In practice, implementing work requirements has the same impact on enrollment as cutting benefits. Like how tariffs are essentially sales taxes, in their simplest forms we can understand what these policies are and what their goals are, and most importantly what the tradeoffs are in implementing these policies. Looking at these work requirements through this lens, we can ask the straightforward economic question “do the benefits of cutting SNAP benefits outweigh the costs?”
We can pretty easily understand what the benefits of cutting this program are: it reduces government spending, which we know creates drag on the economy. However, we now have lost information about what the costs of these cuts are going to end up being.
Advocates who work every day in this space might be able to collect their own data, or we might come up with estimation methods that are good enough to get an idea of what the costs of these cuts are, but it is undeniable that the quality of our information has just gone down significantly without our top federal source of information about food insecurity.
Not only do we lose our ability to fully understand the impacts of a timely federal policy change, analysts will no longer be able to study the impacts of other policy changes across the country.
Earlier this week, I was speaking to a group of students in a local MBA program about the future of work. Our conversation was focused almost exclusively on how access to data has been increasing over the years and how using all of this information in an intelligent way was going to be critical to their success going forward.

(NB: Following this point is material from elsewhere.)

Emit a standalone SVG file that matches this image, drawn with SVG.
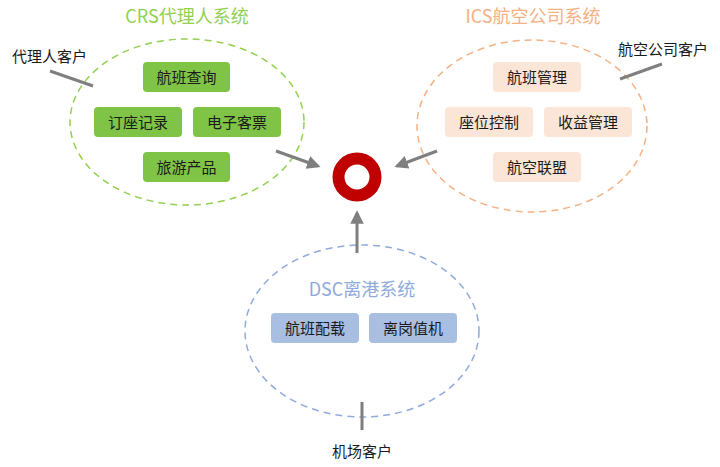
<svg xmlns="http://www.w3.org/2000/svg" width="720" height="467" viewBox="0 0 720 467">
<defs>
<marker id="ah" viewBox="0 0 10 10" refX="8" refY="5" markerWidth="4.5" markerHeight="4.5" orient="auto" markerUnits="strokeWidth">
<path d="M0,0 L10,5 L0,10 z" fill="#7f7f7f"/>
</marker>
<style>
text{font-family:"Microsoft YaHei","Noto Sans CJK SC",sans-serif;}
.t{font-size:18px;text-anchor:middle;}
.lbl{font-size:15px;fill:#1a1a1a;}
.bt{font-size:15px;fill:#1a1a1a;text-anchor:middle;}
.g{fill:#80c447;}
.o{fill:#fbe5d6;}
.b{fill:#a9bfe2;}
.ell{fill:none;stroke-width:1.5;stroke-dasharray:7 5;}
.ln{stroke:#7f7f7f;stroke-width:3;fill:none;}
</style>
</defs>
<rect width="720" height="467" fill="#ffffff"/>

<g id="crs">
<text class="t" x="187" y="23" fill="#92d050">CRS代理人系统</text>
<ellipse class="ell" cx="187" cy="122" rx="117" ry="83" stroke="#92d050"/>
<rect class="g" x="143" y="62" width="87" height="30" rx="4"/><text class="bt" x="186.5" y="82.5">航班查询</text>
<rect class="g" x="94" y="107" width="88" height="30" rx="4"/><text class="bt" x="138" y="127.5">订座记录</text>
<rect class="g" x="193" y="107" width="88" height="30" rx="4"/><text class="bt" x="237" y="127.5">电子客票</text>
<rect class="g" x="143" y="152" width="87" height="30" rx="4"/><text class="bt" x="186.5" y="172.5">旅游产品</text>
</g>

<g id="ics">
<text class="t" x="533" y="23" fill="#f4b183">ICS航空公司系统</text>
<ellipse class="ell" cx="532" cy="126" rx="115" ry="86" stroke="#f4b183"/>
<rect class="o" x="493" y="62" width="88" height="30" rx="4"/><text class="bt" x="537" y="82.5">航班管理</text>
<rect class="o" x="445" y="107" width="88" height="30" rx="4"/><text class="bt" x="489" y="127.5">座位控制</text>
<rect class="o" x="544" y="107" width="88" height="30" rx="4"/><text class="bt" x="588" y="127.5">收益管理</text>
<rect class="o" x="493" y="152" width="88" height="30" rx="4"/><text class="bt" x="537" y="172.5">航空联盟</text>
</g>

<g id="dsc">
<ellipse class="ell" cx="362" cy="331" rx="117" ry="86" stroke="#8faadc"/>
<text class="t" x="362" y="296" fill="#8faadc">DSC离港系统</text>
<rect class="b" x="271" y="313" width="88" height="30" rx="4"/><text class="bt" x="315" y="333.5">航班配载</text>
<rect class="b" x="369" y="313" width="88" height="30" rx="4"/><text class="bt" x="413" y="333.5">离岗值机</text>
</g>

<g id="hub">
<circle cx="357" cy="177" r="18.5" fill="none" stroke="#c00000" stroke-width="12"/>
</g>

<g id="agent-client">
<text class="lbl" x="12" y="62">代理人客户</text>
</g>
<g id="airline-client">
<text class="lbl" x="618" y="55">航空公司客户</text>
</g>
<g id="airport-client">
<text class="lbl" x="362" y="457" text-anchor="middle">机场客户</text>
</g>

<g id="connectors">
<line class="ln" x1="276" y1="151" x2="318" y2="166" marker-end="url(#ah)"/>
<line class="ln" x1="437" y1="151" x2="397" y2="166" marker-end="url(#ah)"/>
<line class="ln" x1="357" y1="253" x2="357" y2="213" marker-end="url(#ah)"/>
<line class="ln" x1="50" y1="71" x2="93" y2="86"/>
<line class="ln" x1="620" y1="79" x2="662" y2="64"/>
<line class="ln" x1="362" y1="402" x2="362" y2="430"/>
</g>
</svg>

One student asked me near the end about how we answer questions in situations where we don’t have good data (in particular, she was interested in the lack of self-reported wellbeing data in the U.S.). I told her that this is one of the biggest roadblocks that analysts face.
We can collect new primary data, though this is often resource-intensive. We can also use proxy variables, which are related, measurable variables that can serve as an indirect stand-in for the variable of interest. Another option is to use imputation techniques to estimate and fill in missing values, or to shift to qualitative analysis like interviews or case studies, though these methods don’t allow us to fully understand the picture. Ultimately though, quantitative analysis is dependent on data.
When we have less information we end up making worse decisions on average. Removing a key data source because it might make one policy look bad is shortsighted. Policy analysis is not about deciding whether or not policy is good or bad, it is about understanding outcomes and informing future decisions. This decision makes everyone’s jobs more difficult.